Events of evolution are sometimes unbelievably slow to come, but recognizing masterpieces
of creation are inevitable in due course of time. We, the authors, became acquainted with
the Arbuckle Mountains in the early 1930’s. We watched the Civil Conservation Corps (CCC)
and Public Works Administration (PWA) improve Turner Falls Area. Arbuckle Lake and
Chickasaw National Recreation Area were wilderness in the of our youth. Interstate
Highway #35 was not yet a conception. Our interest in the Arbuckle Mountains was further
stimulated by these, but not until the last of our eight children finished high school could we
further our own education.

Although we regret delay in promulgating our view of the Arbuckle Mountains, truth is
always better later than never. The Arbuckles are biblical. Like Noah’s ark, the burning
bush, the birhtplace of Christ…all implausible to Darwinism…the Arbuckle Mountains are
destined to be the beginning point for setting man straight in his quest about creation. The
Arbuckles still retain their beauty. More importantly, best of the Arbuckles is yet to come…to
earth science, theology, astronomy, and to Oklahoma’s economy.

In 1976, we helped our five sons move baled hay from a meadow on Caddo Creek (south of
Turner Falls) to a mow located in Ardmore. We had to cross a stray stretch of Arbuckle
orogeny only a few miles northwest of Ardmore. Upon finding what appeared to be a whole
bed of fossilized kelp (a well-known seaweed) embedded in stratified granitic clastics which
formed a lengthy natural terrace, our curiosities were kindled to an all-time high. Unwilling
to let a discovery of this nature hinder our children’s education, we returned to the scene on
the following Sunday afternoon to begin a seemingly unending excursion as free time and
vacation periods would permit.

Typical of the haphazard arrangement of Arbuckle strata, rock layers in the terrace were
uniformly vertical and lie on a gentle curve. Keeping a sharp lookout for rattlesnakes, we
ignored the bravery of a pack of young coyotes who appeared to be unafraid of our presence.
Joanna took time out to capture a huge tarantula for her flower garden. Being well over a
mile from end to end, the afternoon was almost gone by the time we traced the terrace to
where it fades into earth. All rock are fossilized form of something, from feces to flora or
fauna, but rock in this terrace are filled with identifiable flora of mostly kelp beds -- kelp
beds that have been preserved for millions of year to help humanity understand the earliest
incunabulum of planets and universal creation -- precisely as it is depicted in the Bible.

The sun was only an hour or so above the western horizon when we headed for higher
ground. From the Junction of State Highway #53, we drove northward on I-35 to a scenic
turnout at mile marker #49. Here we delved into studying inverted curvature of a stratified
ridge that had been cut through by construction of I-35. At this point and time, the cutaway
(more then fifty feet deep) offered nothing conclusive -- only that it had fallen in place from
a northerly direction and was truly another befitting piece of a giant jigsaw puzzle we faced.

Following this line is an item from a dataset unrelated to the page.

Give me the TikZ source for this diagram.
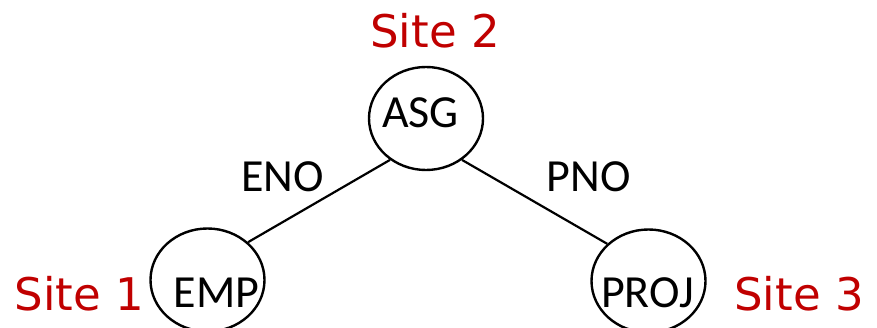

During the months that followed, we trekked and photographed every foot of the I-35
cutaway. At soil conservation offices in both Murray and Carter counties, we studied aerial
photographs of the Arbuckles. Still unable to get a firm grip on the subject, we obtained our
own aerial photographs from a company in New Mexico. The Arbuckle Mountains are
fragments of a broken - up planet from outer space that collided with earth almost 5,000
years ago.

Who, when, where, why, how much, and what else are but a few questions that dominated
out curiosities. Were we dealing with a subject of astronomy or geology? But this didn’t
really matter because our college credits were earned at Corral University…where celestial
bodies were adorable elements of courtship and rocks were provocative pests to all walks of
life.
Who? -- We call the little planet Jojo (Joe-Joe). We gave it a name, Jojoba (Hehoba) after
the small jojoba tree in Mexico, over which its course is plotted as the planet approached
collision with earth while both it and its icy covering were yet in natural form.